Я бы с радостью продолжила цитату, но обрываю её, чтоб привести ещё одну, без которой нельзя обойтись. Гандлевский пишет о смертельно больной матери, которую он навестил в больнице: «Подавленный её видом, не оставлявшим сомнений, я наспех поцеловал мать и ушёл, почти убежал. И только у метро меня ударило: ведь она наверняка стояла у окна палаты на втором этаже и махала мне в спину…. Маши мне всегда! Слабый, себялюбивый, обмирающий от нежности, заклинаю: ни на мгновенье не опускай руки, на каком бы ярусе мира ты сейчас ни была и чего бы это тебе ни стоило. Пока под твоим взглядом я не обернусь, содрогаясь от рыданий несбыточной встречи». Спасибо за эти строки. И спасибо за то, что они живут среди гомерически смешных сюжетов. И спасибо за способность видеть смешное там, где, как правило, ничего смешного видеть не принято.
И спасибо за блестящий ум. Хотя за это не благодарят. Ум или есть или его нет. Но в случае Гандлевского он настолько очевиден, что о нём нельзя не сказать отдельной строкой и нельзя не вспомнить характеристику, которую дал Пушкин Баратынскому: «Он у нас оригинален, ибо мыслит». Талант редок, но талант + ум – ещё большая редкость.

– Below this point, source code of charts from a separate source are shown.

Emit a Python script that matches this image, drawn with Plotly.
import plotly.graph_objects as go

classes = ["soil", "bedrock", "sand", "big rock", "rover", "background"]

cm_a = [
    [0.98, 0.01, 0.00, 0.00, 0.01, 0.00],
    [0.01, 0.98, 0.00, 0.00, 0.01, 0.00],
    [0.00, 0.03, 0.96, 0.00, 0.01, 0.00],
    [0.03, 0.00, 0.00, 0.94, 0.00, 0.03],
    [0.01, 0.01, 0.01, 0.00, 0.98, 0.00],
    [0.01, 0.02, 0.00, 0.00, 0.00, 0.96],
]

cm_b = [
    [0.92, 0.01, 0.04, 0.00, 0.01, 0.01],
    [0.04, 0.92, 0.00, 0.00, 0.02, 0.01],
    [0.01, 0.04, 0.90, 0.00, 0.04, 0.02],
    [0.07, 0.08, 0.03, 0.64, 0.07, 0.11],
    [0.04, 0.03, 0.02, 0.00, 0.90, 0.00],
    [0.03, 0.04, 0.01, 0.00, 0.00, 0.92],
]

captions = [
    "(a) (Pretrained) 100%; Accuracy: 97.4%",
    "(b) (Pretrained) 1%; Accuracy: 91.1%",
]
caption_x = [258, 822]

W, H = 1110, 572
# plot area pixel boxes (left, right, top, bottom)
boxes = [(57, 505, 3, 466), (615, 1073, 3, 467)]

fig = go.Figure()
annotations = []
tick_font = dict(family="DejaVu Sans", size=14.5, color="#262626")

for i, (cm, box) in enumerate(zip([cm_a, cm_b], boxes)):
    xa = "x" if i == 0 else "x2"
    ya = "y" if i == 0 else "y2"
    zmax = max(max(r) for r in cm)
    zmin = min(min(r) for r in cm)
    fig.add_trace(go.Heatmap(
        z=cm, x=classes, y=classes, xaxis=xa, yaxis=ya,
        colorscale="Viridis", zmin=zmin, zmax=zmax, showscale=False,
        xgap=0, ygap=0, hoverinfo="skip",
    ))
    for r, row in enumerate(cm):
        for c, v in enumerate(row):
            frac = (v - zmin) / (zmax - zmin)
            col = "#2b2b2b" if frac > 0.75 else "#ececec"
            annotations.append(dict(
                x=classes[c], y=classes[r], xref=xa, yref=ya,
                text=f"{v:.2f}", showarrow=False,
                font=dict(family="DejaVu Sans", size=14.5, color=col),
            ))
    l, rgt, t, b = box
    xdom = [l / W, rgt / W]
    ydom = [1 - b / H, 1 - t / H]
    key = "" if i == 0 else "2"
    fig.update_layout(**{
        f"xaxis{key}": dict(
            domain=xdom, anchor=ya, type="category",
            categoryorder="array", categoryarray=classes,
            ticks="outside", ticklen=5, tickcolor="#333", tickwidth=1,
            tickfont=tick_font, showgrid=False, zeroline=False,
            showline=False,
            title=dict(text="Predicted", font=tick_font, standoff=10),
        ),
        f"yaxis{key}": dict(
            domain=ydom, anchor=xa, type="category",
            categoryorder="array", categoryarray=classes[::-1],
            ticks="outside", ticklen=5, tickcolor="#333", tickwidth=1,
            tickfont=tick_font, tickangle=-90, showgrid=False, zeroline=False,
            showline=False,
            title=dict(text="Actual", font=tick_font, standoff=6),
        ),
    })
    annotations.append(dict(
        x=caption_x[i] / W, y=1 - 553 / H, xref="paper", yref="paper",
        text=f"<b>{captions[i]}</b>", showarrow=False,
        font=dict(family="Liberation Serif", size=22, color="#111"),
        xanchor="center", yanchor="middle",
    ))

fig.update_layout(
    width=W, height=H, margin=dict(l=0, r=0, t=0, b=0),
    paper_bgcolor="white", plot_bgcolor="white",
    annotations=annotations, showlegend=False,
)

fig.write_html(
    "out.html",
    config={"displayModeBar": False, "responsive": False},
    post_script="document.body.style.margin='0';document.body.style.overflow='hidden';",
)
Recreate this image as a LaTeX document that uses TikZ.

И спасибо за умение виртуозно менять регистры и с лёгкостью переходить с конкретных, подчас комических событий к метафизике, которая впрочем почти всегда просвечивает у него сквозь любые самые приземлённые реалии. Можно привести уйму примеров. За неимением места приведу один. Вот подросток Гандлевский – на подмосковной базе отдыха. Перед сном он читает Пастернака, которого на три дня дала ему учительница литературы: «И так неистовы на синем / Разбеги огненных стволов, / И мы так долго рук не вынем / Из-под заломленных голов…”. – Я поёжился от сырости казённого белья, предутреннего холода и грозного счастья подступившей вплотную жизни». Наверное, благодаря этому свойству не терять связи с метафизическим, у меня ни разу не возник недоумённый вопрос: «А почему, собственно, я должна вникать в чью-то жизнь? Пускай автор живёт „свою подробную“, а я – свою».